I checked out this answer and it seemed to deal with the subject, but seem specific to sql-server, though I wouldn't rule this question out from duplicating another.
In reply to your comment, here's a query that works in MySQL:
delete YourTable
from YourTable
inner join YourTable yt2
on YourTable.product_id = yt2.product_id
and YourTable.id < yt2.id
This would only remove duplicate rows. The inner join will filter out the latest row for each product, even if no other rows for the same product exist.
P.S. If you try to alias the table after FROM, MySQL requires you to specify the name of the database, like:
delete <DatabaseName>.yt
from YourTable yt
inner join YourTable yt2
on yt.product_id = yt2.product_id
and yt.id < yt2.id;
Perhaps use ALTER IGNORE TABLE ... ADD UNIQUE KEY.
For example:
describe sales;
+------------+---------+------+-----+---------+----------------+
| Field | Type | Null | Key | Default | Extra |
+------------+---------+------+-----+---------+----------------+
| id | int(11) | NO | PRI | NULL | auto_increment |
| product_id | int(11) | NO | | NULL | |
+------------+---------+------+-----+---------+----------------+
select * from sales;
+----+------------+
| id | product_id |
+----+------------+
| 1 | 1 |
| 2 | 1 |
| 3 | 2 |
| 4 | 3 |
| 5 | 3 |
| 6 | 2 |
+----+------------+
ALTER IGNORE TABLE sales ADD UNIQUE KEY idx1(product_id), ORDER BY id DESC;
Query OK, 6 rows affected (0.03 sec)
Records: 6 Duplicates: 3 Warnings: 0
select * from sales;
+----+------------+
| id | product_id |
+----+------------+
| 6 | 2 |
| 5 | 3 |
| 2 | 1 |
+----+------------+
See this pythian post for more information.

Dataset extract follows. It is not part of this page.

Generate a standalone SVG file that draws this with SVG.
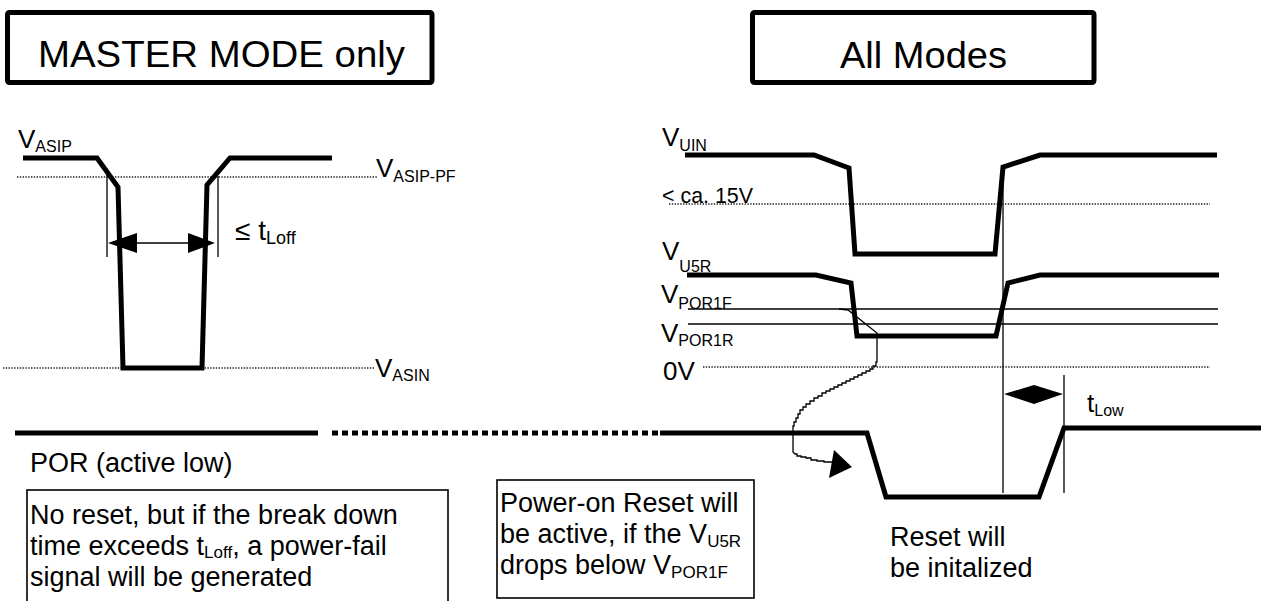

Note that the ids end up in reverse order. I don't think this matters, since order of the ids should not matter in a database (as far as I know!). If this displeases you however, the post linked to above shows a way to solve this problem too. However, it involves creating a temporary table which requires more hard drive space than the in-place method I posted above.
I might do the following in sql-server to eliminate the duplicates:
DELETE FROM Sales
FROM Sales
INNER JOIN Sales b ON Sales.product_id = b.product_id AND Sales.id < b.id
It looks like the analogous delete statement for mysql might be:
DELETE FROM Sales
USING Sales
INNER JOIN Sales b ON Sales.product_id = b.product_id AND Sales.id < b.id
This type of problem is easier to solve with CTEs and Ranking functions, however, you should be able to do something like the following to solve your problem:
Delete Sales
Where Exists(
Select 1
From Sales As S2
Where S2.product_id = Sales.product_id
And S2.id > Sales.Id
Having Count(*) > 0
)